Task requirements
Pick out each line containing the string "that".
####################
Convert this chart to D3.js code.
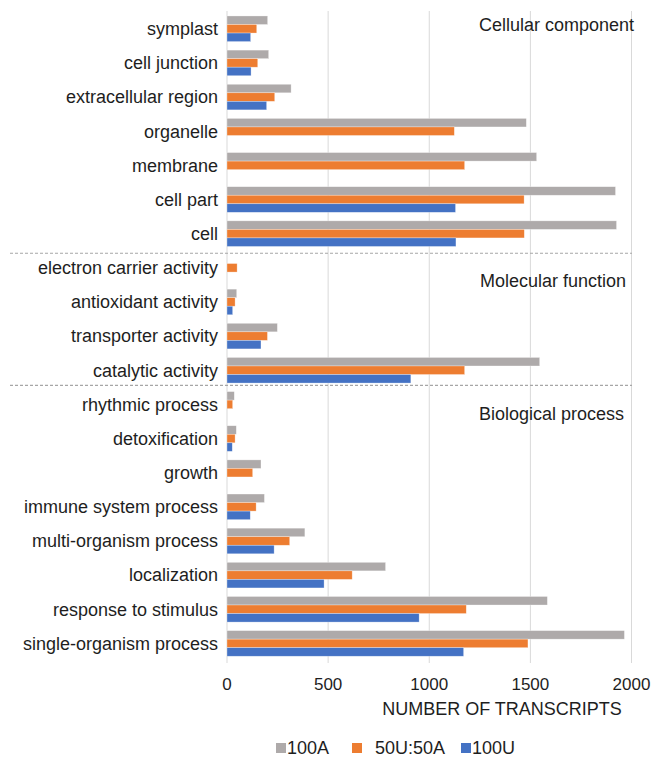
<!DOCTYPE html>
<html lang="en">
<head>
    <meta charset="UTF-8">
    <title>GO categories - number of transcripts</title>
    <style>
        body {
            margin: 0;
            padding: 0;
            background-color: #fff;
            font-family: "Liberation Sans", Arial, sans-serif;
        }
        .label { font-size: 18px; fill: #1e1e1e; }
        .tick-label { font-size: 17px; fill: #1e1e1e; }
    </style>
    <script src="https://d3js.org/d3.v7.min.js"></script>
</head>
<body>
    <svg id="chart" width="656" height="758"></svg>

    <script>
        // categories, top to bottom
        const categories = [
            "symplast", "cell junction", "extracellular region", "organelle", "membrane", "cell part", "cell",
            "electron carrier activity", "antioxidant activity", "transporter activity", "catalytic activity",
            "rhythmic process", "detoxification", "growth", "immune system process", "multi-organism process",
            "localization", "response to stimulus", "single-organism process"
        ];

        const series = ["100A", "50U:50A", "100U"];

        // values (0 = no bar)
        const values100A = [201, 206, 317, 1480, 1531, 1921, 1926,
            0, 48, 249, 1546,
            36, 46, 168, 185, 385, 784, 1584, 1965];
        const values50U50A = [147, 152, 236, 1124, 1175, 1469, 1470,
            50, 40, 200, 1175,
            28, 40, 127, 144, 310, 619, 1183, 1488];
        const values100U = [117, 119, 196, 0, 0, 1130, 1132,
            0, 28, 168, 909,
            0, 26, 0, 115, 233, 480, 950, 1170];

        const xTicks = [0, 500, 1000, 1500, 2000];

        // section name + first category of that section
        const sections = [
            { name: "Cellular component", first: "symplast" },
            { name: "Molecular function", first: "electron carrier activity" },
            { name: "Biological process", first: "rhythmic process" }
        ];

        const colors = { "100A": "#aeaaaa", "50U:50A": "#ed7d31", "100U": "#4472c4" };

        const svg = d3.select("#chart");

        const x = d3.scaleLinear().domain([0, 2000]).range([227, 631.5]);

        const y0 = d3.scaleBand()
            .domain(categories)
            .range([11.7, 660.5])
            .paddingInner(0.25)
            .paddingOuter(0.125);

        const y1 = d3.scaleBand()
            .domain(series)
            .range([0, y0.bandwidth()]);

        const gap = (y0.step() - y0.bandwidth()) / 2;

        // gridlines
        svg.append("g")
            .selectAll("line")
            .data(xTicks)
            .enter().append("line")
            .attr("x1", d => x(d))
            .attr("x2", d => x(d))
            .attr("y1", 11)
            .attr("y2", 663)
            .attr("stroke", "#d9d9d9")
            .attr("stroke-width", 1);

        // tick labels
        svg.append("g")
            .selectAll("text")
            .data(xTicks)
            .enter().append("text")
            .attr("class", "tick-label")
            .attr("x", d => x(d))
            .attr("y", 690)
            .attr("text-anchor", "middle")
            .text(d => d);

        // bars
        const rows = categories.map((c, i) => ({
            cat: c,
            vals: [
                { s: "100A", v: values100A[i] },
                { s: "50U:50A", v: values50U50A[i] },
                { s: "100U", v: values100U[i] }
            ]
        }));

        const rowG = svg.append("g")
            .selectAll("g")
            .data(rows)
            .enter().append("g")
            .attr("transform", d => `translate(0,${y0(d.cat)})`);

        rowG.selectAll("rect")
            .data(d => d.vals.filter(e => e.v > 0))
            .enter().append("rect")
            .attr("x", x(0))
            .attr("y", d => y1(d.s))
            .attr("width", d => x(d.v) - x(0))
            .attr("height", y1.bandwidth())
            .attr("fill", d => colors[d.s])
            .attr("stroke", "#fff")
            .attr("stroke-opacity", 0.5)
            .attr("stroke-width", 0.6);

        // category labels
        svg.append("g")
            .selectAll("text")
            .data(categories)
            .enter().append("text")
            .attr("class", "label")
            .attr("x", 218)
            .attr("y", d => y0(d) + y0.bandwidth() / 2)
            .attr("dy", "0.35em")
            .attr("text-anchor", "end")
            .text(d => d);

        // dashed separators between sections
        const sepShift = [2.5, -2];
        svg.append("g")
            .selectAll("line")
            .data(sections.slice(1))
            .enter().append("line")
            .attr("x1", 10)
            .attr("x2", 632)
            .attr("y1", (d, i) => y0(d.first) - gap + sepShift[i])
            .attr("y2", (d, i) => y0(d.first) - gap + sepShift[i])
            .attr("stroke", "#a6a6a6")
            .attr("stroke-width", 1.2)
            .attr("stroke-dasharray", "3,2");

        // section names
        const sectionX = [634, 626, 624];
        const sectionDy = [9, 26, 22];
        svg.append("g")
            .selectAll("text")
            .data(sections)
            .enter().append("text")
            .attr("class", "label")
            .attr("x", (d, i) => sectionX[i])
            .attr("y", (d, i) => y0(d.first) + sectionDy[i])
            .attr("dy", "0.35em")
            .attr("text-anchor", "end")
            .text(d => d.name);

        // axis title
        svg.append("text")
            .attr("class", "label")
            .attr("x", 502)
            .attr("y", 715)
            .attr("text-anchor", "middle")
            .text("NUMBER OF TRANSCRIPTS");

        // legend
        const legendX = [276, 352, 461];
        const legend = svg.append("g")
            .selectAll("g")
            .data(series)
            .enter().append("g")
            .attr("transform", (d, i) => `translate(${legendX[i]},743)`);

        legend.append("rect")
            .attr("width", 10)
            .attr("height", 10)
            .attr("fill", d => colors[d]);

        legend.append("text")
            .attr("class", "label")
            .attr("x", (d, i) => i === 1 ? 23 : 11)
            .attr("y", 10.5)
            .text(d => d);
    </script>
</body>
</html>
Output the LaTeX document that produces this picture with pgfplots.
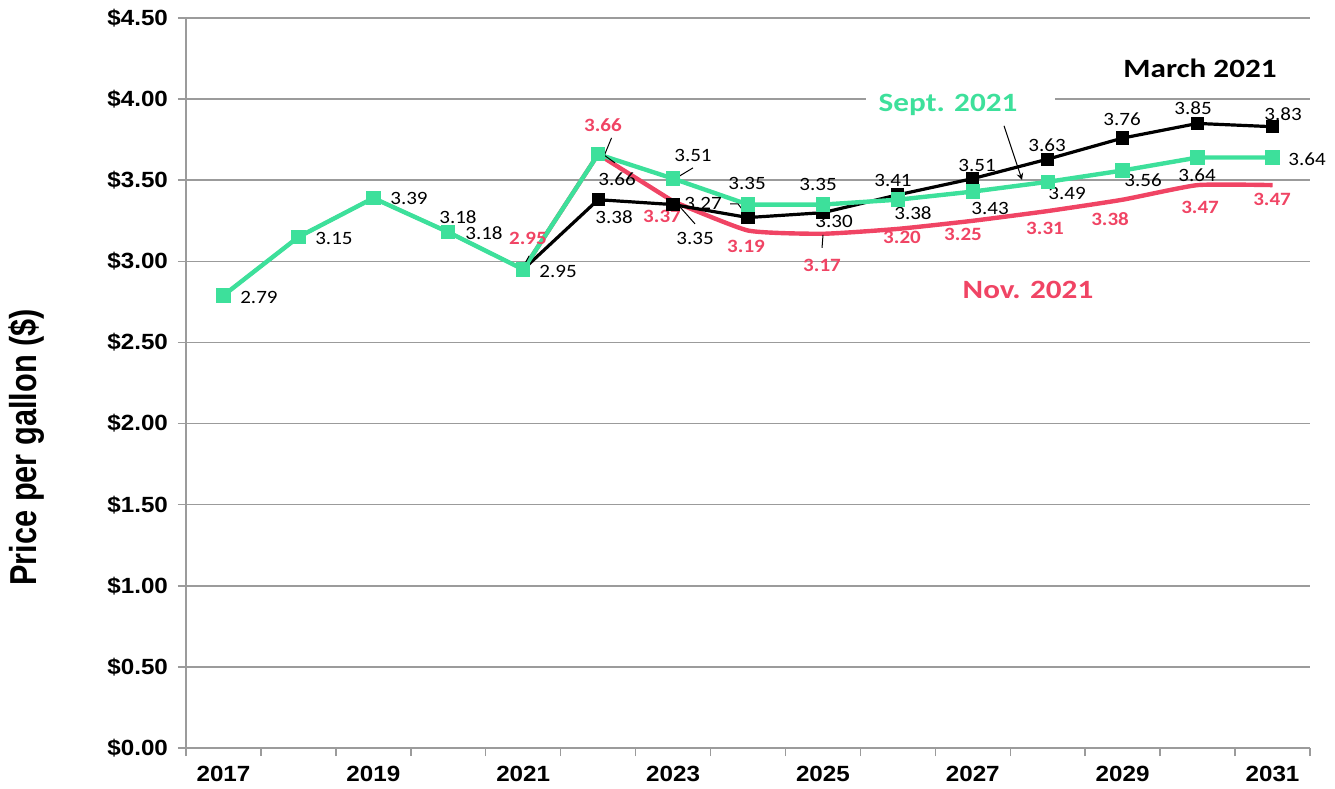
####################
Answer for this exercise
        // section name + first category of that section
Output the LaTeX document that produces this picture with pgfplots.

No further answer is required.